浅发色的小女孩长得其实和他不太像,发丝也很柔顺,扎成两股小辫绑在脸侧。那时候的杰弗里应该也没多大,他还不如现在这样有点不修边幅,弯着腰抱着小女孩,合影的两个人衣服都被洗到了发白,但笑容都格外灿烂。
杰弗里一下子沉默了。
他盯着夹在指缝里的那根光秃秃的烟头瞧了半天,像是想重新点着狠狠吸一口,但最后也没有付诸实施,“是啊。”
“之前阿狄森说要付钱给你的时候,”祝槐慢慢道,“你说‘现在要那么多钱也没有用了’……”

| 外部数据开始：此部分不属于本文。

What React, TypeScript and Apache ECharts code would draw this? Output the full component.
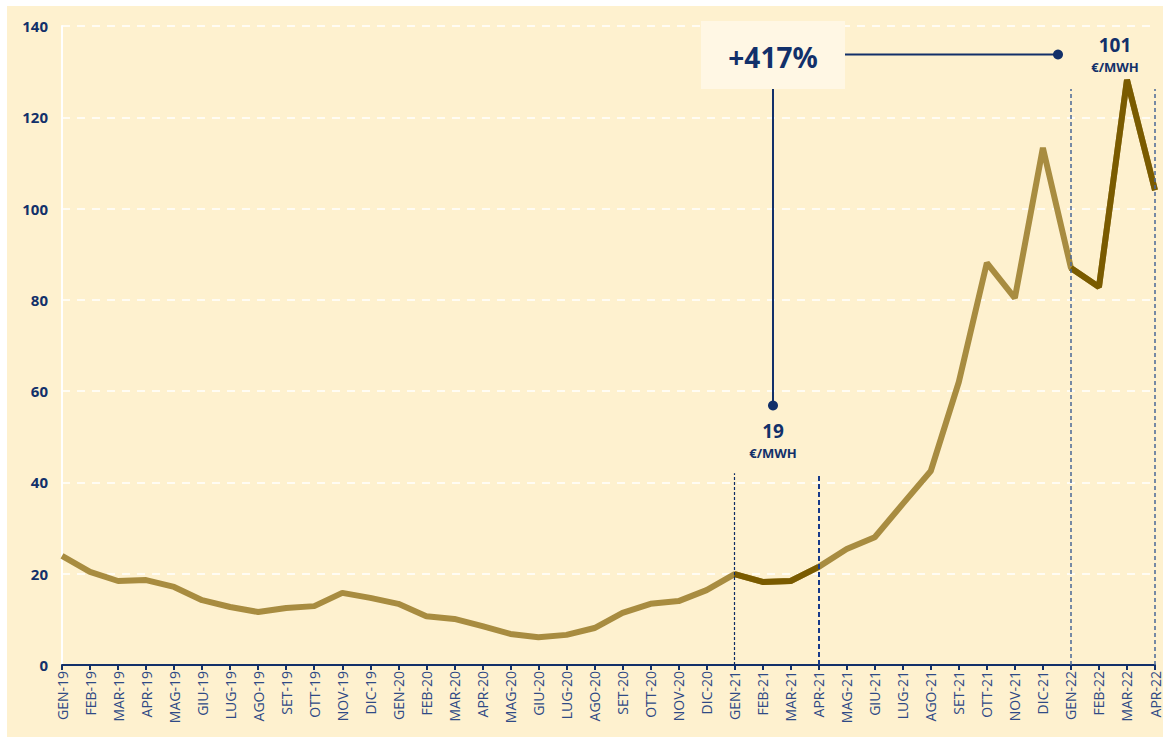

“对。”杰弗里猛地打断了她,“就是你想的那样,她死了,满意了吗?”
他厌烦道:“满意了就滚。”
“我说了我没有别的意思,更不会是你以为的那种打探他人。”她当然不会按他说的做,“我猜你从来没和别人提过这件事,要说说吗?就当我是个树洞,我也不会告诉其他人,毕竟有些东西——”
她在自己心口比划了一下。
“你得让它先流出去。”
“要是不愿意就算了,”祝槐还是笑盈盈的,“都随你。”
远处依然没有熄灭下去的灯火和喧嚣照亮了夜空,那也就更显出这一方黑暗下的安静。几分钟的时间也在这孤寂里变得很久,久到哪怕耐心等着他的祝槐都以为他不会再开口了。
“凡妮莎身体不好。”杰弗里突然说。
“我捡到她的时候就知道了。”他说,“我们不是亲兄妹,我是在垃圾桶旁边捡到她的。”
“我没有父母,以前就是靠捡垃圾和偷别人东西……后来攒下来一点钱,也不够带她去医院。应该是有什么胎里带来的病吧,所以才会被扔在那里,但那几家小诊所查不出来。”

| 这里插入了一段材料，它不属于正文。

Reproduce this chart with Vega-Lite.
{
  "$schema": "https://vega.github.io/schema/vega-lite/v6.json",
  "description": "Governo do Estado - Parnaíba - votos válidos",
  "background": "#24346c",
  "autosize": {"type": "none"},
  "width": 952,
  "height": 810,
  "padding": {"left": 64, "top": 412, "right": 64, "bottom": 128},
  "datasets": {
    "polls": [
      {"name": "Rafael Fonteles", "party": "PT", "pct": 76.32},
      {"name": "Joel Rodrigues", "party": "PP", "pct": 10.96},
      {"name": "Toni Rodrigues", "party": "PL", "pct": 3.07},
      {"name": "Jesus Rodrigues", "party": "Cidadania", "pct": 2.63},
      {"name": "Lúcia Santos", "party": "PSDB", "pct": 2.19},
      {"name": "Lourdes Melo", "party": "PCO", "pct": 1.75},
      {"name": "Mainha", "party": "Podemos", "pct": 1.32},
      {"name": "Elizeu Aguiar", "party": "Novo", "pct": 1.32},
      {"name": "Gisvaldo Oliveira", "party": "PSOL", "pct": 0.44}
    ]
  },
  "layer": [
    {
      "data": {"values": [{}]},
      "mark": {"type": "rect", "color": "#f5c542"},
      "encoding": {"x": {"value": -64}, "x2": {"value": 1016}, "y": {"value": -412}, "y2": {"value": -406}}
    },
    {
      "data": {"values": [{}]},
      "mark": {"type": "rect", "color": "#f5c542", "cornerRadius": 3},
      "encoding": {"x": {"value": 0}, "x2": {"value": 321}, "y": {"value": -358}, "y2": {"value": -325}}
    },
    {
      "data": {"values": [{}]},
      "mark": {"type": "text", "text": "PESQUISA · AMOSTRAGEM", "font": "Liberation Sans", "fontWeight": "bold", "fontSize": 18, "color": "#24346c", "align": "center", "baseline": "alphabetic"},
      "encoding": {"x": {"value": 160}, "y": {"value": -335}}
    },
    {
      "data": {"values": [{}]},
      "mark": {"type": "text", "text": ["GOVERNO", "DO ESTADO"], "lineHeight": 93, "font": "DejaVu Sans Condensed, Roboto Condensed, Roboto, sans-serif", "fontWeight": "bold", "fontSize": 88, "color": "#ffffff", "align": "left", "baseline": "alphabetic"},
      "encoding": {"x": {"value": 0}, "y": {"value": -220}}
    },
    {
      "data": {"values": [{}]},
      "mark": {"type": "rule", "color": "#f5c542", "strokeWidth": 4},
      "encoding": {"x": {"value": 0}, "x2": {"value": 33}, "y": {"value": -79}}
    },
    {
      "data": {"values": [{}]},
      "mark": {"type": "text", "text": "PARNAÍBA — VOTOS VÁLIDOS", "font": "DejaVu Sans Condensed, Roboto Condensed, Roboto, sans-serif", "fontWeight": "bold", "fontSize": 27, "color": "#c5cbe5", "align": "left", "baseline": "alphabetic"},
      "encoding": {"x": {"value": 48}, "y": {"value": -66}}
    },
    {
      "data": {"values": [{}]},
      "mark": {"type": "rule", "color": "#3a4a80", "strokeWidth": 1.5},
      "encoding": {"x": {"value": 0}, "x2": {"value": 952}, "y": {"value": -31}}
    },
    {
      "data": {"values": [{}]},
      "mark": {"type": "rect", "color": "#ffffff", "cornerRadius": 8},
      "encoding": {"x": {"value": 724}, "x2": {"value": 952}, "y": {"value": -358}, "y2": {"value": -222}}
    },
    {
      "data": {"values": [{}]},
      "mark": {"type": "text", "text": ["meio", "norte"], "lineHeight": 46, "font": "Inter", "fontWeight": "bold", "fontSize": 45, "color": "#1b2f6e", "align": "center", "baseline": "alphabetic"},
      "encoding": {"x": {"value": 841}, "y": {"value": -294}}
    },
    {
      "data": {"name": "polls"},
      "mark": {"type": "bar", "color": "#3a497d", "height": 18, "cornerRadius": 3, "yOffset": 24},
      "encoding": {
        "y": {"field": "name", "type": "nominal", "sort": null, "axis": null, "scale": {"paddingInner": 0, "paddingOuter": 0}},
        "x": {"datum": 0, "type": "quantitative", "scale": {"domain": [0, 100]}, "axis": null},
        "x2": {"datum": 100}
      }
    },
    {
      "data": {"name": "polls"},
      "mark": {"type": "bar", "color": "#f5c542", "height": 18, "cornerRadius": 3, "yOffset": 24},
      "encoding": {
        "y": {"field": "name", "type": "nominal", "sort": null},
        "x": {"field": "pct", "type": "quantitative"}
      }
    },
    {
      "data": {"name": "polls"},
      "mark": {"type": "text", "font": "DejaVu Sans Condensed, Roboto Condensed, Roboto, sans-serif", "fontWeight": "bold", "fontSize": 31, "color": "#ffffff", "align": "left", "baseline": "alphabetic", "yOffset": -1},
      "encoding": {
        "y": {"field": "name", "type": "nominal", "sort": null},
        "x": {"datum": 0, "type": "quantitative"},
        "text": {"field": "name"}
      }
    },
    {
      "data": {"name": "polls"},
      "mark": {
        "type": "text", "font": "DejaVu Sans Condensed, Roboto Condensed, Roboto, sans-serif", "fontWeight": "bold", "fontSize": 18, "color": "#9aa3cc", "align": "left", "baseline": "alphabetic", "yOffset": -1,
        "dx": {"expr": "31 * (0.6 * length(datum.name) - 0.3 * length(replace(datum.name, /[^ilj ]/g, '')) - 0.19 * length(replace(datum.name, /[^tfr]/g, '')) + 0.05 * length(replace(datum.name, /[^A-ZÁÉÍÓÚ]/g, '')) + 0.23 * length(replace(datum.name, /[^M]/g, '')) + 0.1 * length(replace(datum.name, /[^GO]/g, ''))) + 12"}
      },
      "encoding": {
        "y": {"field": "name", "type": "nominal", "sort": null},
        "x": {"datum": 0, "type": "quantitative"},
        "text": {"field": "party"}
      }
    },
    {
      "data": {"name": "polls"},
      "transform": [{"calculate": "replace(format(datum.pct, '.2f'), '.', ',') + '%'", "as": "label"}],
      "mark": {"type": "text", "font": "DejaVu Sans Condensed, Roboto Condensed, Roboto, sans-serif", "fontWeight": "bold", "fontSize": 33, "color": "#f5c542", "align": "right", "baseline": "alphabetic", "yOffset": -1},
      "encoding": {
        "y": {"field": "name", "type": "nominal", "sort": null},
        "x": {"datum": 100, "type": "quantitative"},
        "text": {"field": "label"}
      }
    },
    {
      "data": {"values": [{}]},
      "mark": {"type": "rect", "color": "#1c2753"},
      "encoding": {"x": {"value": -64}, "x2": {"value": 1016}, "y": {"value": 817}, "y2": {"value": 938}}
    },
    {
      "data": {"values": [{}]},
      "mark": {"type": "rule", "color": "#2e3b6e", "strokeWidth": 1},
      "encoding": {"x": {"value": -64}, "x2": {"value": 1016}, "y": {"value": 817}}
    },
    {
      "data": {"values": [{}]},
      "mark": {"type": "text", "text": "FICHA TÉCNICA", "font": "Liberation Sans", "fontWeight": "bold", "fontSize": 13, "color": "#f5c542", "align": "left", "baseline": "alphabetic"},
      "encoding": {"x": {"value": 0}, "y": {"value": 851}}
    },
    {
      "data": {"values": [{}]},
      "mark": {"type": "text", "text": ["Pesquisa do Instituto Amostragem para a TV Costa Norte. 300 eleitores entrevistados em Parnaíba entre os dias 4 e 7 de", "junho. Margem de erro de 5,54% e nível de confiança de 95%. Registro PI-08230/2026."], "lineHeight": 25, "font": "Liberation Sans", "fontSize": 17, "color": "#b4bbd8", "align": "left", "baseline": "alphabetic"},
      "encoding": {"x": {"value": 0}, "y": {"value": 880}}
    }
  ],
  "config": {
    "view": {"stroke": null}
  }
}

“不过她很乖,”他露出一点笑来,“因为不太出得了门,平时也会帮忙做家务,连卫生都是她打扫得多点……”
“再往后就没什么了。”
杰弗里语气平淡道:“找不到愿意收养她的家庭,病也一直在恶化……最后那天其实挺平常的。”
“你们要是来早点就好了。”
“啊,不对,”他刚说完又自顾自否认,“早了也碰不上,我跑这儿干嘛。”
祝槐:“所以你来这里是因为上届亡灵节了?”
杰弗里白了她一眼。
“你少那么敏锐行不行。”他毫不客气道,“对啊,我听说了十年前的传闻。”
“听说最后那天晚上去了的人都见到了已经死去的重要之人……虽然第二天和之后回想起来跟他们跳的那场舞就像一场梦,不过梦这种东西,偶尔做做也不错。”
杰弗里扭头,看见正在出神的祝槐,“你想什么呢?”
其实这是个很重要的新情报,但她回过神,思索后说的是另一句话:“嗯,在想……会来有着这种传闻的城镇的外地人果然都不简单。”
尽管想起那些口味古怪的料理——本地人也未必简单。
“你在说你自己吗?”小偷无语,“你算外地算本地啊?”
kp的声音阴恻恻地响起来。
【算卑鄙的外乡人。】
祝槐:“?”
你醒了啊,还想再睡是吗。
她还没开口,那头的玻璃门就被“咚咚咚”敲响了,传来南风被隔得有点闷闷的声音:“哎,贝奈特你也在外面吗?我收拾完了,什么时候走啊?”
“行,那就回去呗。”祝槐应道,听了下还在鸡血上头蹦跶的两只食尸鬼的动静,转头对租户主人说,“今晚你这应该挺热闹的哈。”
杰弗里:“………………”
那谢谢你啊!
于是俩人被杰弗里轰出去的时候他着实是没什么好气,美其名曰能安静一点是一点,完全是被牵连了的南风听着门在身后“砰”地关上简直是一脸茫然。
“回去吧,”祝槐小小打了个哈欠,“希望白天出门能错开高峰期。”
毕竟可是狂欢日呢。
这一晚上折腾的动静可实在不小,别说已经困得睁不开眼的南风,连她都是疲乏在回到房间后挨上床铺的一瞬间就涌了上来。但祝槐也不急着休息,而是又仔细检查了一番房内,这才在淋浴过后坐在床边,拆开了那个小包裹。
看清里面东西的一瞬间,她差点吹了声口哨。